- **GIVEN INSTRUCTION**
Retype exactly what appears below from the line containing "Write the matplotlib code for this chart." down to the line containing "import numpy as np", keeping both end lines. Do not include pictures.

Source code of charts:
○ ○ ○ ○
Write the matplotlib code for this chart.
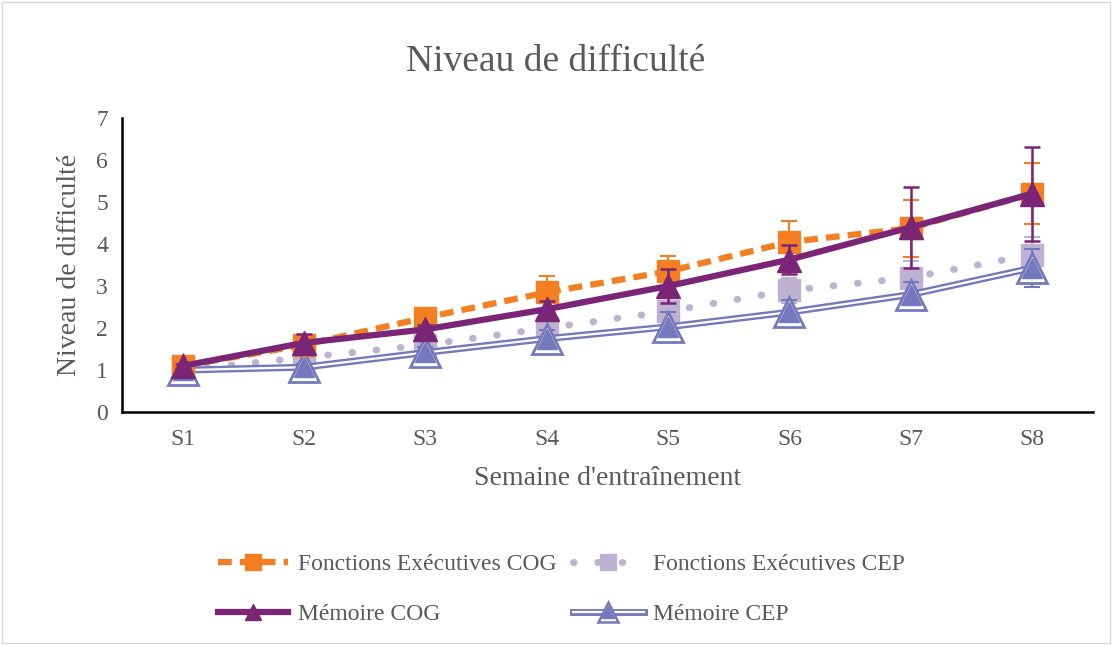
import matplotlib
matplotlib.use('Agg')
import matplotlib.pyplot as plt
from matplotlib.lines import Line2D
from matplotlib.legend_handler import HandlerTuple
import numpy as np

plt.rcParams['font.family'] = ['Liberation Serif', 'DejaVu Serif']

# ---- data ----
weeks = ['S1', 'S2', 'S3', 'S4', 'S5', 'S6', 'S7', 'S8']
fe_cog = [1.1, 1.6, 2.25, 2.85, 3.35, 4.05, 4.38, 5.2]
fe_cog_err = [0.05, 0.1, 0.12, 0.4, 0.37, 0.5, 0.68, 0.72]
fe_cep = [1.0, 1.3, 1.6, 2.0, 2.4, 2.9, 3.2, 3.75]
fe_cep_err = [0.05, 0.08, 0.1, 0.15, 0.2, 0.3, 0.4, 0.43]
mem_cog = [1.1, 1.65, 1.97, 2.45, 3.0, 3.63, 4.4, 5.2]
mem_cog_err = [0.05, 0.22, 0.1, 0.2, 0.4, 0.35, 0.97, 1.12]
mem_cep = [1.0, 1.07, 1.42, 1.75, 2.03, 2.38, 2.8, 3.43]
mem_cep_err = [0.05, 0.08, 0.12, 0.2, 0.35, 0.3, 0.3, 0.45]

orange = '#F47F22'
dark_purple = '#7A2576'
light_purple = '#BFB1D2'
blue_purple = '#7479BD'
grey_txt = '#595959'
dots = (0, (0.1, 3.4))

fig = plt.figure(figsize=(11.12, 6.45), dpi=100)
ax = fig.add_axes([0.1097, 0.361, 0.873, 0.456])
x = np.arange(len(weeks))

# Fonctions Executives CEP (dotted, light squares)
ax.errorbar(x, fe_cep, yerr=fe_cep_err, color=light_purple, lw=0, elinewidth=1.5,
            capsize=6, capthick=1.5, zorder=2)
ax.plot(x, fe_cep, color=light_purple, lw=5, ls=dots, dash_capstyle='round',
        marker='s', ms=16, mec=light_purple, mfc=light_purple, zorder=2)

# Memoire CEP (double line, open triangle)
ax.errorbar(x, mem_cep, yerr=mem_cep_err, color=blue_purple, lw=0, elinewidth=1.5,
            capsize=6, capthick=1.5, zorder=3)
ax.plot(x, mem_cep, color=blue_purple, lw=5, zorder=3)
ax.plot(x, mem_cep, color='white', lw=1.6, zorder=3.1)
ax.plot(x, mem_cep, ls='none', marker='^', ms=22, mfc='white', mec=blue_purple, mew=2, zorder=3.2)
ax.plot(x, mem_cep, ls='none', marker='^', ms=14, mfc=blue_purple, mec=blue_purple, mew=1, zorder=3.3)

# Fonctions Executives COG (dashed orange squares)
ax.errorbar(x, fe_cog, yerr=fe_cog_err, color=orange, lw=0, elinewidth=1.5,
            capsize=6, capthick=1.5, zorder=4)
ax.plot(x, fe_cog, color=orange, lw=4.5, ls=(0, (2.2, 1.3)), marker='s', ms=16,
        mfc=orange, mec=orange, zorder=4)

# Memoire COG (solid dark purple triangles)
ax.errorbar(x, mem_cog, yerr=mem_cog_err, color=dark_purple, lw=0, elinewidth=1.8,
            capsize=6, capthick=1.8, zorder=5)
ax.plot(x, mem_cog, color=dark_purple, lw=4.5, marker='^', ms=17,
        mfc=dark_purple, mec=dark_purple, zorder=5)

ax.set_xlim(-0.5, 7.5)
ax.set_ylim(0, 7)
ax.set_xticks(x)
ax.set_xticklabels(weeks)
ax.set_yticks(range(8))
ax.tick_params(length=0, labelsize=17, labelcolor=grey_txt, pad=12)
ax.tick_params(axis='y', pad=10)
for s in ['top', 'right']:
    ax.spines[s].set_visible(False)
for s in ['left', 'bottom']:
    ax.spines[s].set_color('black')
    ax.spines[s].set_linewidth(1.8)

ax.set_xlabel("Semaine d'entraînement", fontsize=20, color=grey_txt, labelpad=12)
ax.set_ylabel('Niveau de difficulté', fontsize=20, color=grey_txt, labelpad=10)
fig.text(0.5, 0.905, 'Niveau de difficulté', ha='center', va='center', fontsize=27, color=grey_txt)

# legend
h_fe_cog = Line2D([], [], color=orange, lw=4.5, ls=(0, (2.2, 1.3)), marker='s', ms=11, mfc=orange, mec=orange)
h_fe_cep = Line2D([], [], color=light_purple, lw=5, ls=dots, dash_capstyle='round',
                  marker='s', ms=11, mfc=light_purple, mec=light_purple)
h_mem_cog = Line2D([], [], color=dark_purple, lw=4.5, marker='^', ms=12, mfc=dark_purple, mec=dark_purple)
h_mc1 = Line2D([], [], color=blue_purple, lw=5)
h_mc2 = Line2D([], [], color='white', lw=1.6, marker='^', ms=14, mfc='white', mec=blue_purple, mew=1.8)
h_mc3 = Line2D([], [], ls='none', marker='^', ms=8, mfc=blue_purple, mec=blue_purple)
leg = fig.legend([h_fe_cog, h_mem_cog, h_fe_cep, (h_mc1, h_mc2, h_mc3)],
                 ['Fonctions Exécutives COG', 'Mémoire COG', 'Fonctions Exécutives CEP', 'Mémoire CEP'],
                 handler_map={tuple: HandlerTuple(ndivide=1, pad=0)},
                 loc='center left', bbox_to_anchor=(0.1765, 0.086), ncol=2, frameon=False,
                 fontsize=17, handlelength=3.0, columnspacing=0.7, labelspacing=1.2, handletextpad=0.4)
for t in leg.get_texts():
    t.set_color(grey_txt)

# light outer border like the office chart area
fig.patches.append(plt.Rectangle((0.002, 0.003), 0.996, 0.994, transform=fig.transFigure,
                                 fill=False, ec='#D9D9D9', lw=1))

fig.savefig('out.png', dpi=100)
○ ○ ○ ○
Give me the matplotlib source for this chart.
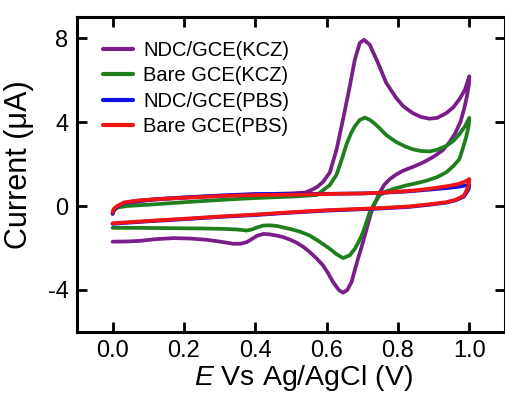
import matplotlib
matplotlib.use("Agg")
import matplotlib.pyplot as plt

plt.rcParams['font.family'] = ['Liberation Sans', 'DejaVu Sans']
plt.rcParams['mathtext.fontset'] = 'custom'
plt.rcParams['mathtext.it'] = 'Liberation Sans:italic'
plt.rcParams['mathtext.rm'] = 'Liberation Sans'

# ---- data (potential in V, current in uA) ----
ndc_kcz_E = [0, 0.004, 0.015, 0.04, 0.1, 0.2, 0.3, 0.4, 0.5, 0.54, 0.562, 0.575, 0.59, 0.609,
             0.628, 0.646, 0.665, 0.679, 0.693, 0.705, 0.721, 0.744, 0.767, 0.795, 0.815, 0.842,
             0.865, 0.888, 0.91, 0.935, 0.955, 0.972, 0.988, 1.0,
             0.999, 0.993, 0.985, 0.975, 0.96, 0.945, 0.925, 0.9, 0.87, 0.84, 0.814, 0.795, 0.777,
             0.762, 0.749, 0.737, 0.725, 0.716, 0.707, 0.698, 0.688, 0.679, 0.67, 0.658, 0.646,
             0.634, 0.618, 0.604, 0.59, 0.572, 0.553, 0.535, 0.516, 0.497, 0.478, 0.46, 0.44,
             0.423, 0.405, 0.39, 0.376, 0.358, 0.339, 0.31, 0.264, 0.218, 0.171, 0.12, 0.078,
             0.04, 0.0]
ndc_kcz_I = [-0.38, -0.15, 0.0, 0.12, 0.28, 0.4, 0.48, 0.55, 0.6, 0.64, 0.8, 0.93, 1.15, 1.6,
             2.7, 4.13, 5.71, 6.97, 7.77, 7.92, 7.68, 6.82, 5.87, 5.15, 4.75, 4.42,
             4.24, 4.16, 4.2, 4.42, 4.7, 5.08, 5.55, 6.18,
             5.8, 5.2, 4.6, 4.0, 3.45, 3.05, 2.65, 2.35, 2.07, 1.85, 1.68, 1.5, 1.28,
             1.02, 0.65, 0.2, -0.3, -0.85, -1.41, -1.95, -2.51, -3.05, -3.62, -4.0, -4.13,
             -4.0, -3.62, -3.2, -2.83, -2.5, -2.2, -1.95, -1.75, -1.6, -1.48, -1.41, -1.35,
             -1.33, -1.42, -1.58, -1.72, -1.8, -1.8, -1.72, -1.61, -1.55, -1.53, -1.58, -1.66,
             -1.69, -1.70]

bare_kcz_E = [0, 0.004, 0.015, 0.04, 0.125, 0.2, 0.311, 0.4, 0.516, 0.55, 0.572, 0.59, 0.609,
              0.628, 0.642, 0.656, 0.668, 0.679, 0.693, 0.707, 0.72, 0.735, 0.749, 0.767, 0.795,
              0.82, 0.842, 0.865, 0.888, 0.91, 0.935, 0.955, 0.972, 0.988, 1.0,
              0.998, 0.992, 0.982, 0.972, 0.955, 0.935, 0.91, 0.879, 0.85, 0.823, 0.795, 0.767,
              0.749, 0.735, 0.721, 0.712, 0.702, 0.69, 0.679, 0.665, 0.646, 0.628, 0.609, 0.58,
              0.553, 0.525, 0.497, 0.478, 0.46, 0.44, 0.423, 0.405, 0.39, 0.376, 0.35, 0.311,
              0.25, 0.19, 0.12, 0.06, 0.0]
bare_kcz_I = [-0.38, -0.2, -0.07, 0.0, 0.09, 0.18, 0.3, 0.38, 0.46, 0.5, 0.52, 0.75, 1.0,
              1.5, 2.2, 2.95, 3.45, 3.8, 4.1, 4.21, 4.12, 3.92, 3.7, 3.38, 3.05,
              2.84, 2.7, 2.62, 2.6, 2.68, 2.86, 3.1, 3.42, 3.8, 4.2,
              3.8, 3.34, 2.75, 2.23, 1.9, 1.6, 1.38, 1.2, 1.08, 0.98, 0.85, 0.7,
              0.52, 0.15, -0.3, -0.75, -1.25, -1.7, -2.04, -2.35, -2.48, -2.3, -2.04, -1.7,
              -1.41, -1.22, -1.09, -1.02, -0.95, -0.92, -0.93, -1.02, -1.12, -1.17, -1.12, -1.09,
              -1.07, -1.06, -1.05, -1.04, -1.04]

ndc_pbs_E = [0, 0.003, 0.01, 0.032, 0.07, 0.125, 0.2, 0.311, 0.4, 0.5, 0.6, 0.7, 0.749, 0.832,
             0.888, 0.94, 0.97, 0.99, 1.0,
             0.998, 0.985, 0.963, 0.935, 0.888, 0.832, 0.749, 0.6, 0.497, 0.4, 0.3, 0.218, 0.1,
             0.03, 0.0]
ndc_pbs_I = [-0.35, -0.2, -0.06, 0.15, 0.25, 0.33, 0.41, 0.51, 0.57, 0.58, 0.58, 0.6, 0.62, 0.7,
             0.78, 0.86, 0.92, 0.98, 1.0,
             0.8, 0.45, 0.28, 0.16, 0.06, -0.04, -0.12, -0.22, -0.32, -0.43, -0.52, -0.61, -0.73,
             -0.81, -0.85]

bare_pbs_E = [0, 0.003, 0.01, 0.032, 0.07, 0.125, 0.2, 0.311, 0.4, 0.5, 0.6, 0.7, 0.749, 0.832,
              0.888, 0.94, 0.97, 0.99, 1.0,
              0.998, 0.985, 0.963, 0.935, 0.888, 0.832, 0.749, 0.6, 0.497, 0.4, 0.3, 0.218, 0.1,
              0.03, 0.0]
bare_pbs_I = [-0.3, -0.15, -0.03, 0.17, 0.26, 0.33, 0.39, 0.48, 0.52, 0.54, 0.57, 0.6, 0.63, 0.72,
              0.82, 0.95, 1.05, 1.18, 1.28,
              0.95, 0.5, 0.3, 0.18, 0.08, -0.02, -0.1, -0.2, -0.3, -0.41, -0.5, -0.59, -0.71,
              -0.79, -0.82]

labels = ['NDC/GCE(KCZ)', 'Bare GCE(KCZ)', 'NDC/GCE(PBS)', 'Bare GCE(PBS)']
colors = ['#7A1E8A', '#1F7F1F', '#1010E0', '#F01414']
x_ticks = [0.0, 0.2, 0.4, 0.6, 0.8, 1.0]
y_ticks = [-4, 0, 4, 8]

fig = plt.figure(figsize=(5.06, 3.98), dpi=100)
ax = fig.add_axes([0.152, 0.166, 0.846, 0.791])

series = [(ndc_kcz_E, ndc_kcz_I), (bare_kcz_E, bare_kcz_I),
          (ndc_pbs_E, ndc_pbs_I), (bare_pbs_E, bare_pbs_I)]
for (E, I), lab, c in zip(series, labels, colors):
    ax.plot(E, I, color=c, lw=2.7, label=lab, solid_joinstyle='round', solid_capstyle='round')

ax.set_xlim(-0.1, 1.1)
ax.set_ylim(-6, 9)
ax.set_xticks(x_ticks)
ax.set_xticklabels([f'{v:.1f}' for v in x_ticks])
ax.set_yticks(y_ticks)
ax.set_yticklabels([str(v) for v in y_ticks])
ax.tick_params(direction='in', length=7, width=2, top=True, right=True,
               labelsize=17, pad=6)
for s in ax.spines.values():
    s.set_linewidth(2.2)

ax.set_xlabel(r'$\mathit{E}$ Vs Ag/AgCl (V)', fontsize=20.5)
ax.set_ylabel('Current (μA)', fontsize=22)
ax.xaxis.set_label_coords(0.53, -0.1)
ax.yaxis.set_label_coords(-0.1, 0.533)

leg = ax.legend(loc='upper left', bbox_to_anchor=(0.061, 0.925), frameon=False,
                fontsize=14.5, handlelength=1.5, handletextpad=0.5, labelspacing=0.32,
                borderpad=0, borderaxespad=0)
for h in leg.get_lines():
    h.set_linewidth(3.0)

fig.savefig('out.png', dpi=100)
○ ○ ○ ○
- **THE REPLY**
Write the matplotlib code for this chart.
import matplotlib
matplotlib.use('Agg')
import matplotlib.pyplot as plt
from matplotlib.lines import Line2D
from matplotlib.legend_handler import HandlerTuple
import numpy as np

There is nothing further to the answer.